Der Vertreter des Nebenklägers, Rechtsanwalt Philipp Grabensee aus Düsseldorf, schloss sich dem Strafantrag der Staatsanwaltschaft an. Er wies darauf hin, dass seine Mandanten immer noch unter dem Brandanschlag leiden: "Das Gefühl der Unsicherheit in den eigenen vier Wänden dauert an."
"Ein moderner Sisyphus"
Der Verteidiger bezeichnete seinen Mandanten als "modernen Sisyphus", dem es gelungen ist, den Stein von ganz unten nach fast ganz oben zu rollen, der Tag und Nacht geschuftet hat. Aus dessen Sicht habe der Geschäftsführer der Fleisch- und Wurstfabrik in Hammelburg die Hauptschuld daran getragen, dass der Stein wieder ganz runtergerollt ist. "Er stand vor dem Nichts." Als sich 2014 alle seine Probleme - kaputte Ehe, Krankheiten, Geldsorgen - verstärkten, habe er keinen Ausweg mehr gesehen. Er habe sich immer mehr in den Alkohol geflüchtet, was zusammen mit seiner depressiven Grundstimmung die letzte Hemmschwelle für eine persönlichkeitsfremde Tat beseitigte.
Driendl plädierte für eine Gesamtstrafe von fünf Jahren. Er schätzte die Risikosituation bei dem Brand niedriger ein, da die Familie sofort aus dem Haus rausgekommen und der Brand von Nachbarn und Polizei schnell gelöscht worden sei.
Massive Gefährdung
Hier widersprach das Gericht in der Urteilsbegründung deutlich. "Wir sehen die Gefährdung als massiv an. Von der Rauchentwicklung ging ein hohes Risiko aus", sagte Vorsitzender Richter Michael Eckstein. Nach Angaben eines Ermittlers der Kripo habe man keine Chance mehr, das Haus zu verlassen, wenn man im Schlaf den Rauch einatmet.

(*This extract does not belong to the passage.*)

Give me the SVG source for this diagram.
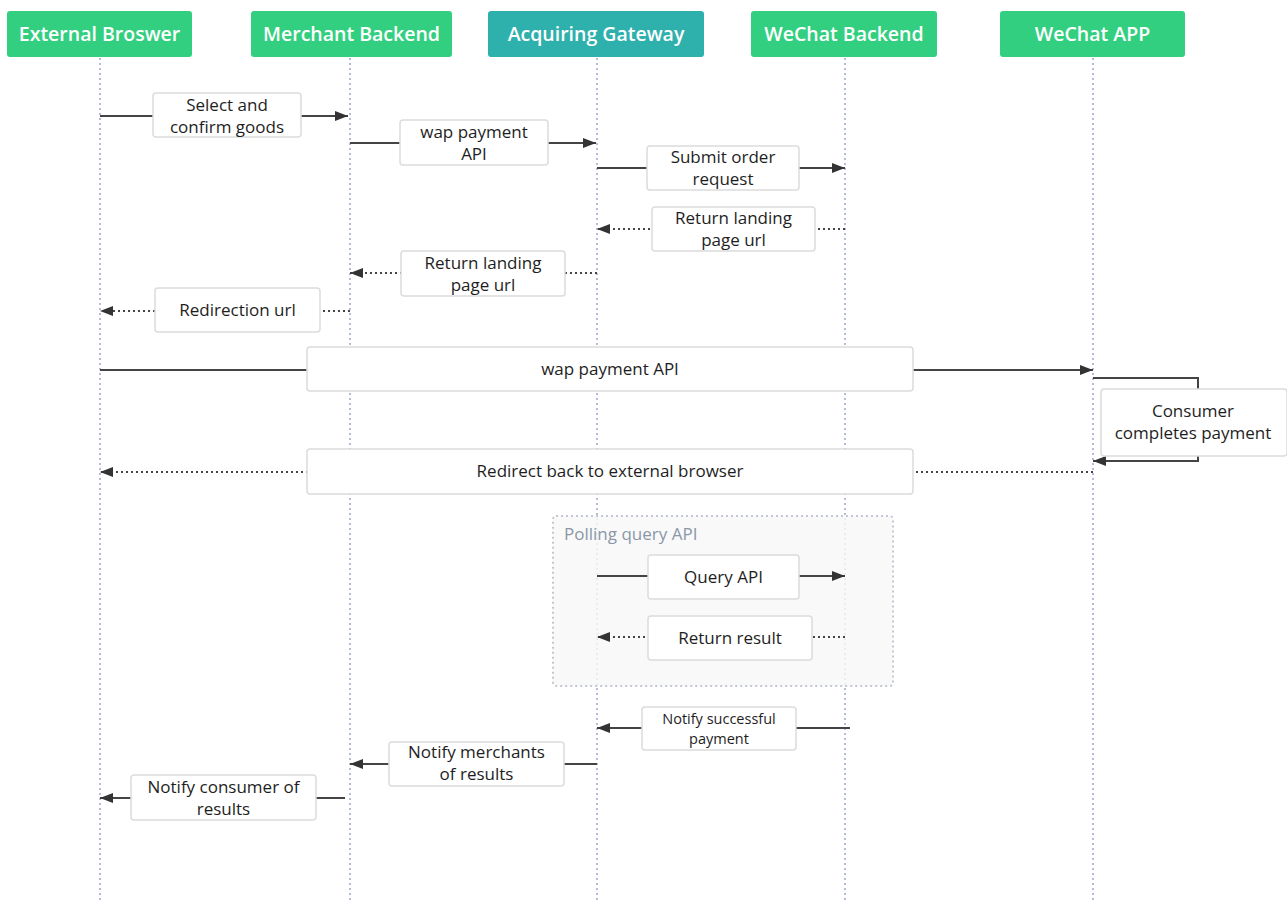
<svg xmlns="http://www.w3.org/2000/svg" width="1287" height="901" viewBox="0 0 1287 901">
<style>
.hdr{fill:#33cf80;}
.hdr2{fill:#2eb0ac;}
.ht{font-family:"Open Sans","Noto Sans",sans-serif;font-size:19.5px;font-weight:600;fill:#fff;text-anchor:middle;}
.life{stroke:#b4bcd8;stroke-width:2;stroke-dasharray:2 3;fill:none;}
.msg{stroke:#444;stroke-width:2;fill:none;}
.ret{stroke:#444;stroke-width:2;stroke-dasharray:2 3;fill:none;}
.lb{fill:#fff;stroke:#dcdcdc;stroke-width:1.5;}
.lt{font-family:"Open Sans","Noto Sans",sans-serif;font-size:17px;font-weight:500;fill:#1e1e1e;text-anchor:middle;}
.st{font-family:"Open Sans","Noto Sans",sans-serif;font-size:14.5px;font-weight:500;fill:#1e1e1e;text-anchor:middle;}
</style>
<defs>
<marker id="ah" viewBox="0 0 13 10" refX="13" refY="5" markerWidth="13" markerHeight="10" markerUnits="userSpaceOnUse" orient="auto">
<path d="M0,0 L13,5 L0,10 Z" fill="#333"/>
</marker>
</defs>
<rect width="1287" height="901" fill="#fff"/>
<g id="lifelines">
<line class="life" x1="100" y1="58" x2="100" y2="901"/>
<line class="life" x1="350" y1="58" x2="350" y2="901"/>
<line class="life" x1="597" y1="58" x2="597" y2="901"/>
<line class="life" x1="845" y1="58" x2="845" y2="901"/>
<line class="life" x1="1093" y1="58" x2="1093" y2="901"/>
</g>
<g id="polling-group">
<rect x="553" y="516" width="340" height="170" rx="3" fill="#f7f7f7" fill-opacity="0.8" stroke="#b0b8c4" stroke-width="1.5" stroke-dasharray="2 3"/>
<text x="564" y="540" font-family="Open Sans, Noto Sans, sans-serif" font-size="17" font-weight="500" fill="#8a97a8">Polling query API</text>
</g>
<g id="n-external-browser"><rect class="hdr" x="7" y="11" width="185" height="46" rx="3"/><text class="ht" x="99.5" y="41">External Broswer</text></g>
<g id="n-merchant-backend"><rect class="hdr" x="251" y="11" width="201" height="46" rx="3"/><text class="ht" x="351.5" y="41">Merchant Backend</text></g>
<g id="n-acquiring-gateway"><rect class="hdr2" x="488" y="11" width="216" height="46" rx="3"/><text class="ht" x="596" y="41">Acquiring Gateway</text></g>
<g id="n-wechat-backend"><rect class="hdr" x="751" y="11" width="186" height="46" rx="3"/><text class="ht" x="844" y="41">WeChat Backend</text></g>
<g id="n-wechat-app"><rect class="hdr" x="1000" y="11" width="185" height="46" rx="3"/><text class="ht" x="1092.5" y="41">WeChat APP</text></g>
<g id="connectors">
<line class="msg" x1="100" y1="116" x2="348" y2="116" marker-end="url(#ah)"/>
<line class="msg" x1="350" y1="143" x2="596" y2="143" marker-end="url(#ah)"/>
<line class="msg" x1="597" y1="168" x2="845" y2="168" marker-end="url(#ah)"/>
<line class="ret" x1="845" y1="229" x2="597" y2="229" marker-end="url(#ah)"/>
<line class="ret" x1="597" y1="273" x2="350" y2="273" marker-end="url(#ah)"/>
<line class="ret" x1="350" y1="311" x2="100" y2="311" marker-end="url(#ah)"/>
<line class="msg" x1="100" y1="370" x2="1093" y2="370" marker-end="url(#ah)"/>
<polyline class="msg" points="1093,378 1198,378 1198,461 1093,461" marker-end="url(#ah)"/>
<line class="ret" x1="1093" y1="472" x2="100" y2="472" marker-end="url(#ah)"/>
<line class="msg" x1="597" y1="576" x2="845" y2="576" marker-end="url(#ah)"/>
<line class="ret" x1="845" y1="637" x2="597" y2="637" marker-end="url(#ah)"/>
<line class="msg" x1="850" y1="728" x2="597" y2="728" marker-end="url(#ah)"/>
<line class="msg" x1="597" y1="764" x2="350" y2="764" marker-end="url(#ah)"/>
<line class="msg" x1="345" y1="798" x2="100" y2="798" marker-end="url(#ah)"/>
</g>
<g id="labels">
<g id="l1"><rect class="lb" x="153" y="93" width="148" height="44" rx="3"/><text class="lt" x="227" y="111">Select and</text><text class="lt" x="227" y="133">confirm goods</text></g>
<g id="l2"><rect class="lb" x="400" y="120" width="148" height="45" rx="3"/><text class="lt" x="474" y="138">wap payment</text><text class="lt" x="474" y="160">API</text></g>
<g id="l3"><rect class="lb" x="647" y="146" width="152" height="44" rx="3"/><text class="lt" x="723" y="163">Submit order</text><text class="lt" x="723" y="185">request</text></g>
<g id="l4"><rect class="lb" x="652" y="207" width="163" height="44" rx="3"/><text class="lt" x="733.5" y="224">Return landing</text><text class="lt" x="733.5" y="246">page url</text></g>
<g id="l5"><rect class="lb" x="401" y="251" width="164" height="45" rx="3"/><text class="lt" x="483" y="269">Return landing</text><text class="lt" x="483" y="291">page url</text></g>
<g id="l6"><rect class="lb" x="155" y="288" width="165" height="44" rx="3"/><text class="lt" x="237.5" y="316">Redirection url</text></g>
<g id="l7"><rect class="lb" x="307" y="347" width="606" height="44" rx="3"/><text class="lt" x="610" y="375">wap payment API</text></g>
<g id="l8"><rect class="lb" x="1101" y="389" width="186" height="67" rx="3"/><text class="lt" x="1193" y="417">Consumer</text><text class="lt" x="1193" y="439">completes payment</text></g>
<g id="l9"><rect class="lb" x="307" y="449" width="606" height="45" rx="3"/><text class="lt" x="610" y="477">Redirect back to external browser</text></g>
<g id="l10"><rect class="lb" x="648" y="555" width="151" height="44" rx="3"/><text class="lt" x="723.5" y="583">Query API</text></g>
<g id="l11"><rect class="lb" x="648" y="616" width="164" height="44" rx="3"/><text class="lt" x="730" y="644">Return result</text></g>
<g id="l12"><rect class="lb" x="642" y="707" width="154" height="43" rx="3"/><text class="st" x="719" y="724">Notify successful</text><text class="st" x="719" y="744">payment</text></g>
<g id="l13"><rect class="lb" x="389" y="742" width="175" height="44" rx="3"/><text class="lt" x="476.5" y="758">Notify merchants</text><text class="lt" x="476.5" y="780">of results</text></g>
<g id="l14"><rect class="lb" x="131" y="775" width="185" height="45" rx="3"/><text class="lt" x="223.5" y="793">Notify consumer of</text><text class="lt" x="223.5" y="815">results</text></g>
</g>
</svg>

Nach Auffassung der Kammer richtete sich der Tötungsvorsatz gegen den Familienvater. Da das Mordmerkmal der Heimtücke vorliegt, sei der Angeklagte wegen Mordversuch in vier Fällen zu verurteilen: Anschlag zur Nachtzeit, alle Lichter aus, schlafende Hausbewohner und Benzin als Brandbeschleuniger an der Haustür und der Terrassentür, die damit unpassierbar gemacht werden sollten, so Eckstein.
Eine Strafmilderung, weil die Tat im Versuchsstadium geblieben sei, hielt das Gericht nicht für angezeigt. Aufgrund der schweren Depression und des Alkoholpegels von zwei Promille liege aber eine verminderte Schuldfähigkeit vor. Der Strafrahmen betrage daher drei bis 15 Jahre.
Therapie nach Vorwegvollzug
Das Gericht erkannte auf neun Jahre und zwei Monate. Aufgrund des Alkoholmissbrauchs darf der Mann nach Vollstreckung von zwei Jahren und sieben Monaten im Gefängnis eine zweijährige Therapie in einer Entziehungsanstalt machen. Damit soll verhindert werden, dass er bei einer psychosozialen Ausnahmesituation wieder Gewalttaten begeht.